MR. HUGE COULDN'T believe I was bringing up the McDonald’s thing again, but he conceded that yes, having a girlfriend who dunked fries for a living would probably wound his ego. (Also, he said, “That is the worst McDonald’s.”)

I called up Kimberly Flemke of Philly’s Council for Relationships for reassurance. “We all have a subconscious list of things that we want from a partner, and it often includes job and status preferences,” she said. This doesn’t necessarily mean we’re thinking about money or, in Bennifer’s case, access to a new audience: “It’s about how it makes you feel. It’s more emotional, like, if you’re shy, you expect your partner to be full of life and charisma so you can hang in the background. And dating someone who has what you perceive is a better or similar career to yours might make you feel smart and secure about your own.”

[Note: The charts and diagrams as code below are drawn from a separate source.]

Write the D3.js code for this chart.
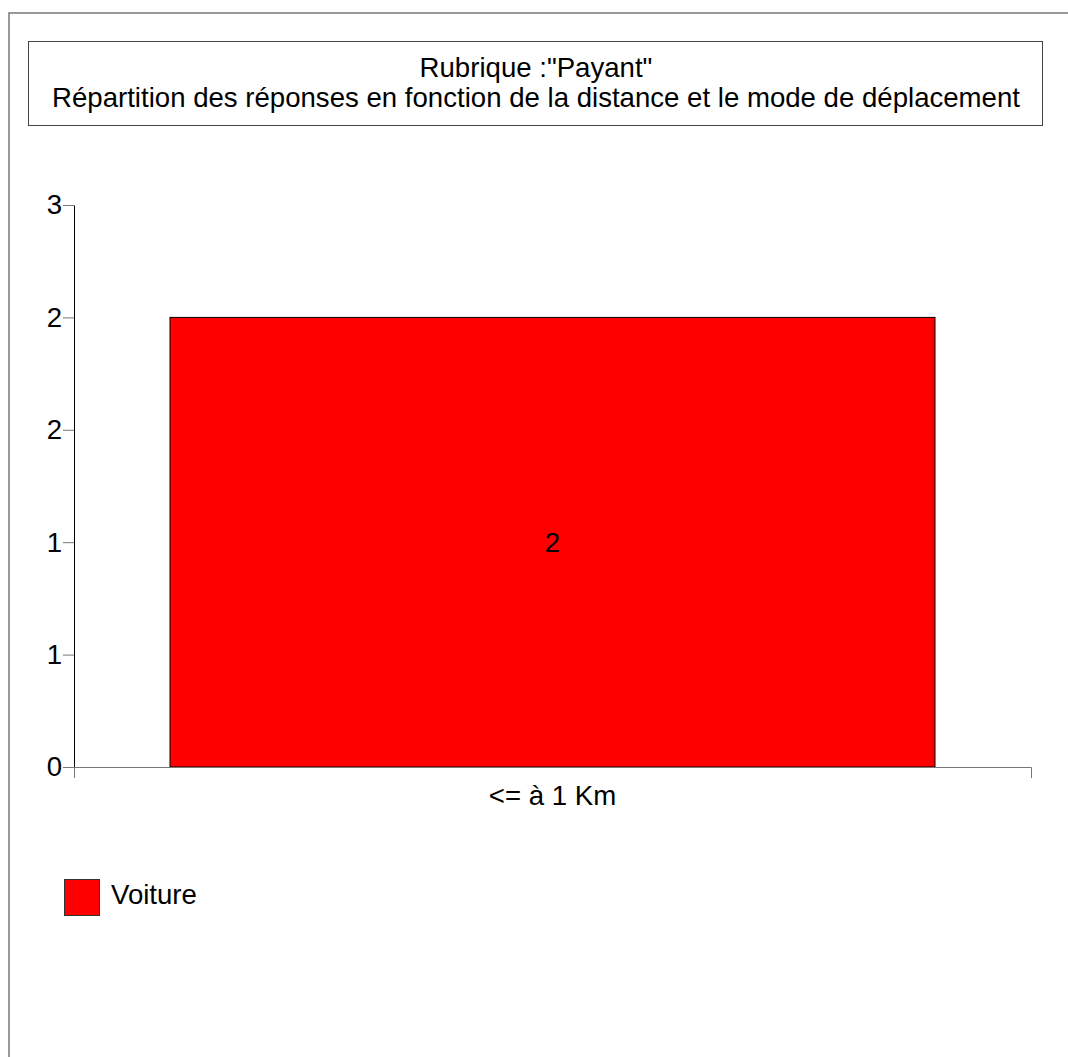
<!DOCTYPE html>
<html>
<head>
<meta charset="utf-8">
<script src="https://cdn.jsdelivr.net/npm/d3@7"></script>
<style>
  body { margin: 0; background: #fff; }
  svg text { font-family: Arial, "Liberation Sans", sans-serif; font-size: 27.6px; fill: #000; }
</style>
</head>
<body>
<svg id="chart" width="1068" height="1057"></svg>
<script>
// ── Data ──
const titleLines = ['Rubrique :"Payant"', 'Répartition des réponses en fonction de la distance et le mode de déplacement'];
const categories = ['<= à 1 Km'];
const seriesNames = ['Voiture'];
const seriesColors = ['#ff0000'];
const voiture = [2];
const yTicks = [0, 0.5, 1, 1.5, 2, 2.5];

const svg = d3.select('#chart');
const fontSize = '27.6px';

// ── Frame ──
svg.append('path')
  .attr('d', 'M9,1057V13H1068')
  .attr('fill', 'none').attr('stroke', '#777').attr('stroke-width', 1.5);

// ── Title box ──
svg.append('rect')
  .attr('x', 28.5).attr('y', 41.5).attr('width', 1014).attr('height', 84)
  .attr('fill', 'none').attr('stroke', '#444');
titleLines.forEach((t, i) => {
  svg.append('text')
    .attr('x', 536).attr('y', 77 + i * 29.5)
    .attr('text-anchor', 'middle').text(t);
});

// ── Scales ──
const x = d3.scaleBand().domain(categories).range([74, 1031]).padding(0.1115);
const y = d3.scaleLinear().domain([0, 2.5]).range([767, 205]);

// ── Bars ──
const bars = categories.map((c, i) => ({ cat: c, value: voiture[i] }));

svg.selectAll('rect.bar')
  .data(bars).enter().append('rect')
  .attr('class', 'bar')
  .attr('x', d => x(d.cat))
  .attr('y', d => y(d.value))
  .attr('width', x.bandwidth())
  .attr('height', d => y(0) - y(d.value))
  .attr('fill', seriesColors[0])
  .attr('stroke', '#000').attr('stroke-width', 1);

svg.selectAll('text.val')
  .data(bars).enter().append('text')
  .attr('class', 'val')
  .attr('x', d => x(d.cat) + x.bandwidth() / 2)
  .attr('y', d => (y(d.value) + y(0)) / 2)
  .attr('dy', '0.35em')
  .attr('text-anchor', 'middle')
  .text(d => d.value);

// ── Axes ──
const yAxis = svg.append('g').attr('transform', 'translate(74,0)')
  .call(d3.axisLeft(y).tickValues(yTicks).tickSizeInner(11).tickSizeOuter(0)
    .tickPadding(1).tickFormat(d => Math.round(d)));
yAxis.select('.domain').attr('stroke', '#000');
yAxis.selectAll('.tick line').attr('stroke', '#777');
yAxis.selectAll('text').style('font-size', fontSize).attr('fill', '#000');
yAxis.attr('font-size', null).attr('font-family', null);

const xAxis = svg.append('g').attr('transform', 'translate(0,767)')
  .call(d3.axisBottom(x).tickSizeInner(0).tickSizeOuter(11).tickPadding(18));
xAxis.select('.domain').attr('stroke', '#777');
xAxis.selectAll('text').style('font-size', fontSize).attr('fill', '#000');
xAxis.attr('font-size', null).attr('font-family', null);

// ── Legend ──
const legend = svg.append('g').attr('transform', 'translate(64,879)');
seriesNames.forEach((name, i) => {
  legend.append('rect')
    .attr('x', 0.5).attr('y', i * 50 + 0.5)
    .attr('width', 35).attr('height', 36)
    .attr('fill', seriesColors[i]).attr('stroke', '#333');
  legend.append('text')
    .attr('x', 47).attr('y', i * 50 + 25)
    .text(name);
});
</script>
</body>
</html>
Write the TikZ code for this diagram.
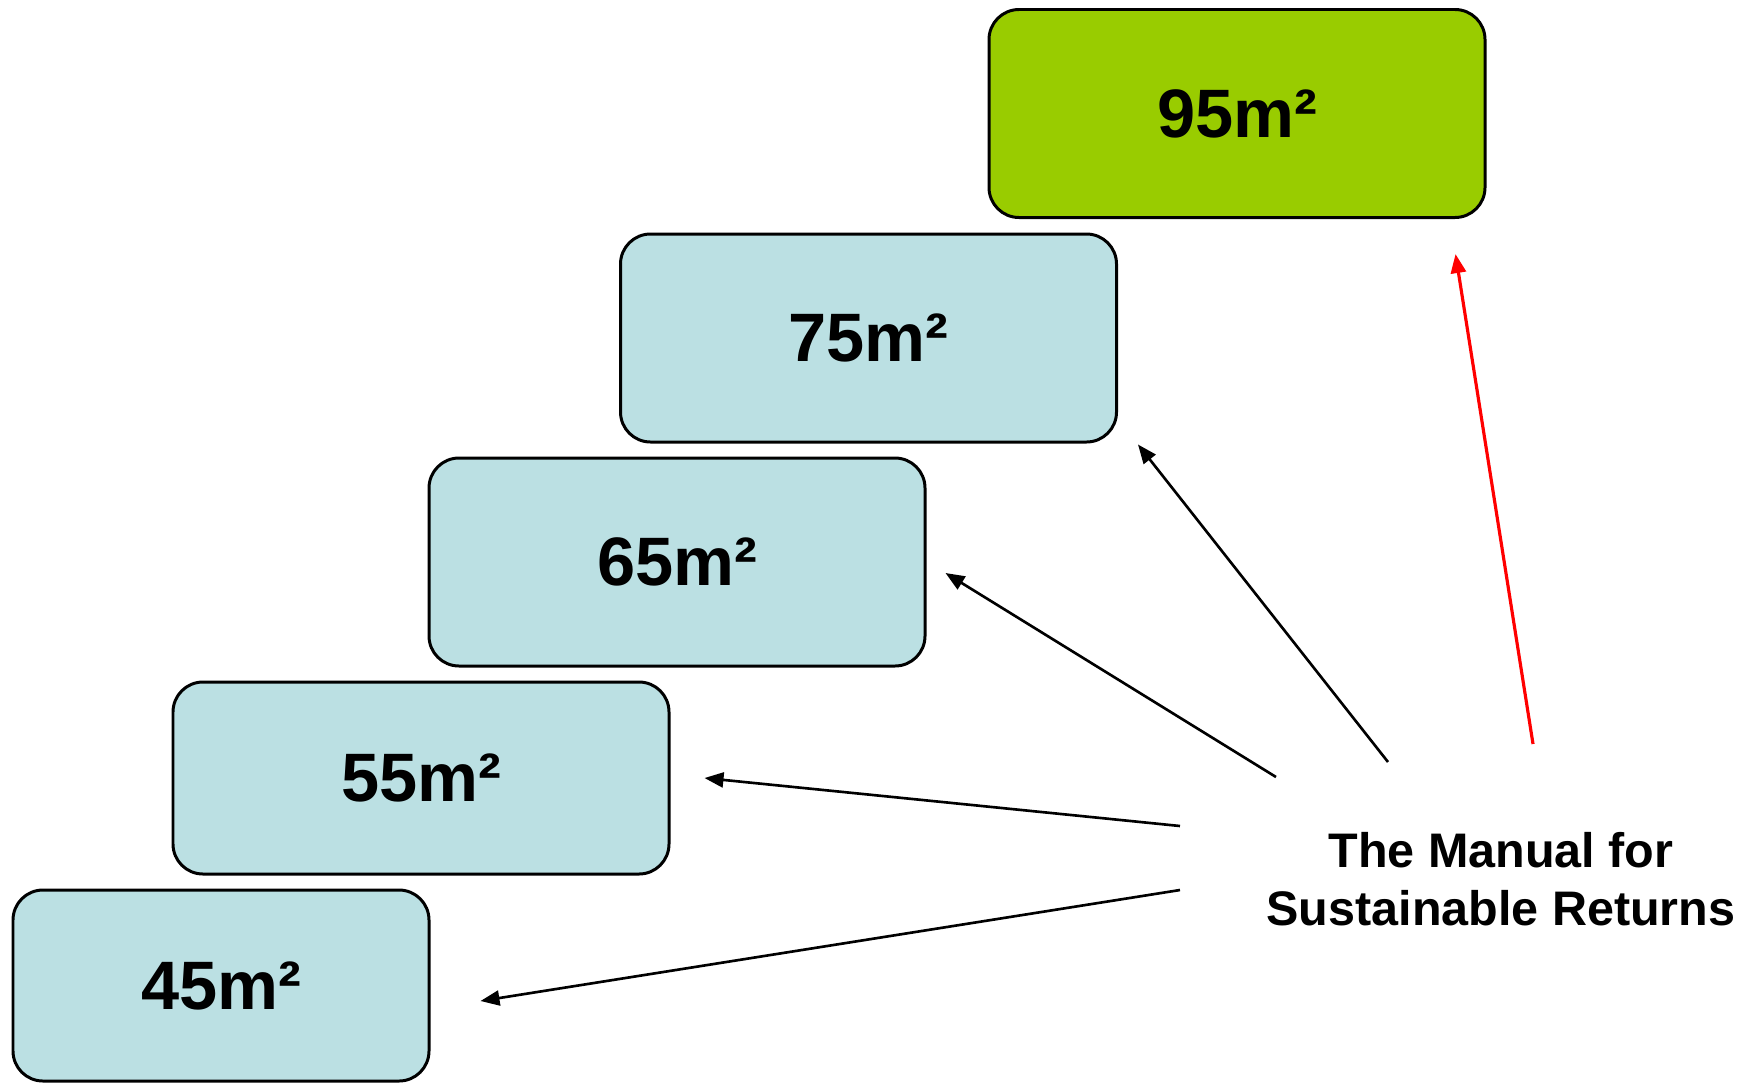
\documentclass[tikz,border=0pt]{standalone}
\usepackage{fontspec}
\setmainfont{Liberation Sans}
\usepackage{tikz}
\usetikzlibrary{arrows.meta}
\definecolor{roomblue}{HTML}{BBE0E3}
\definecolor{roomgreen}{HTML}{99CC00}

\begin{document}
\begin{tikzpicture}[
  room/.style={draw, line width=0.85pt, rounded corners=0.3cm, fill=roomblue,
    minimum width=4.96cm, minimum height=2.08cm, inner sep=0pt,
    font=\fontsize{19.5}{23}\selectfont\bfseries},
  link/.style={line width=0.75pt, -{Triangle[length=0.19cm,width=0.15cm]}}]
\useasboundingbox (0,0) rectangle (17.47,-10.82);
\node[room, fill=roomgreen] (m95) at (12.37,-1.135) {95m²};
\node[room] (m75) at (8.685,-3.38) {75m²};
\node[room] (m65) at (6.77,-5.62) {65m²};
\node[room, minimum height=1.92cm] (m55) at (4.21,-7.78) {55m²};
\node[room, minimum width=4.16cm, minimum height=1.91cm] (m45) at (2.21,-9.855) {45m²};
\node[align=center, font=\fontsize{13.8}{16.5}\selectfont\bfseries] (manual) at (15.01,-8.79)
  {The Manual for\\Sustainable Returns};
\coordinate (f95) at (15.33,-7.44);
\coordinate (f75) at (13.88,-7.62);
\coordinate (f65) at (12.76,-7.77);
\coordinate (f55) at (11.80,-8.26);
\coordinate (f45) at (11.80,-8.90);
\draw[link, red, line width=0.9pt] (f95) -- ([xshift=-0.31cm,yshift=-0.35cm]m95.south east);
\draw[link] (f75) -- ([xshift=0.2cm,yshift=-0.01cm]m75.south east);
\draw[link] (f65) -- ([xshift=0.19cm,yshift=-0.11cm]m65.east);
\draw[link] (f55) -- ([xshift=0.34cm]m55.east);
\draw[link] (f45) -- ([xshift=0.5cm,yshift=-0.155cm]m45.east);
\end{tikzpicture}
\end{document}
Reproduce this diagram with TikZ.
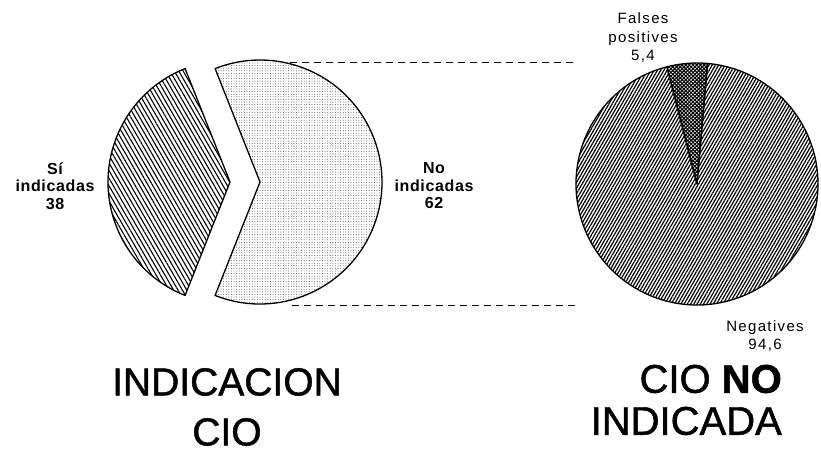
\documentclass[tikz,border=0pt]{standalone}
\usepackage{fontspec}
\setmainfont{Liberation Sans}
\usetikzlibrary{patterns.meta}

\begin{document}
\begin{tikzpicture}[x=1pt,y=1pt,
	pieslice/.style={draw=black,line width=1.3pt,line join=round},
	guide/.style={dash pattern=on 7pt off 5pt,line width=0.9pt},
	boldtag/.style={align=center,inner sep=0pt,font=\fontsize{16}{17.5}\selectfont\bfseries\addfontfeature{LetterSpace=4}},
	thintag/.style={align=center,inner sep=0pt,font=\fontsize{15}{18.5}\selectfont\addfontfeature{LetterSpace=9}},
	headtext/.style={inner sep=0pt,font=\fontsize{39}{50}\selectfont\addfontfeature{FakeBold=1.2}}] 
	\useasboundingbox (0,0) rectangle (821,453);
	\coordinate (c_no) at (260,271);
	\coordinate (c_si) at (230,271);
	\coordinate (c_neg) at (697,269);

	% left pie
	\draw[pieslice,pattern={Dots[distance=2.6pt,radius=0.45pt]},pattern color=black!75] (c_no) -- ++(-111.6:122) arc[start angle=-111.6,end angle=111.6,radius=122] -- cycle;
	\draw[pieslice,pattern={Lines[angle=-60,distance=3.8pt,line width=1.1pt]}] (c_si) -- ++(111.6:122) arc[start angle=111.6,end angle=248.4,radius=122] -- cycle;

	% right pie
	\draw[pieslice,pattern={Lines[angle=60,distance=2.8pt,line width=1.2pt]}] (c_neg) -- ++(104.4:121) arc[start angle=104.4,end angle=445,radius=121] -- cycle;
	\draw[pieslice,pattern={Hatch[angle=45,distance=2.6pt,line width=1.1pt]}] (c_neg) -- ++(85:121) arc[start angle=85,end angle=104.4,radius=121] -- cycle;

	\coordinate (l_top) at (290,391);
	\coordinate (r_top) at (576,391);
	\coordinate (l_bot) at (292,148);
	\coordinate (r_bot) at (578,148);
	\draw[guide] (l_top) -- (r_top);
	\draw[guide] (l_bot) -- (r_bot);

	\node[boldtag] (si) at (55,267) {Sí\\indicadas\\38};
	\node[boldtag] (no) at (434,267) {No\\indicadas\\62};
	\node[thintag] (fp) at (643,415) {Falses\\positives\\5,4};
	\node[thintag] (neg) at (765,117) {Negatives\\94,6};

	\node[headtext,align=center] (t_left) at (227,46) {INDICACION\\CIO};
	\node[headtext,align=right,anchor=east,font=\fontsize{40}{42}\selectfont\addfontfeature{FakeBold=1.2}] (t_right) at (782,53) {CIO \textbf{NO}\\INDICADA};
\end{tikzpicture}
\end{document}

Hm. It is true that one of the things I like about Mr. Huge is that he’s much smarter than me, which I like partly because it makes me feel smart. (Mr. Huge will not make a list of all the things he likes about me so that I can dissect them. “But I can tell you that your column is definitely not on it,” he said.)

So maybe that means Rose, who’s just started a new job in a new city, isn’t really shallow — she’s just scared. A hot literary boyfriend would make her feel more confident and less alone in her strange and terrible world.

Which is I guess why we all get into relationships, from famous power couples right down to us common folk.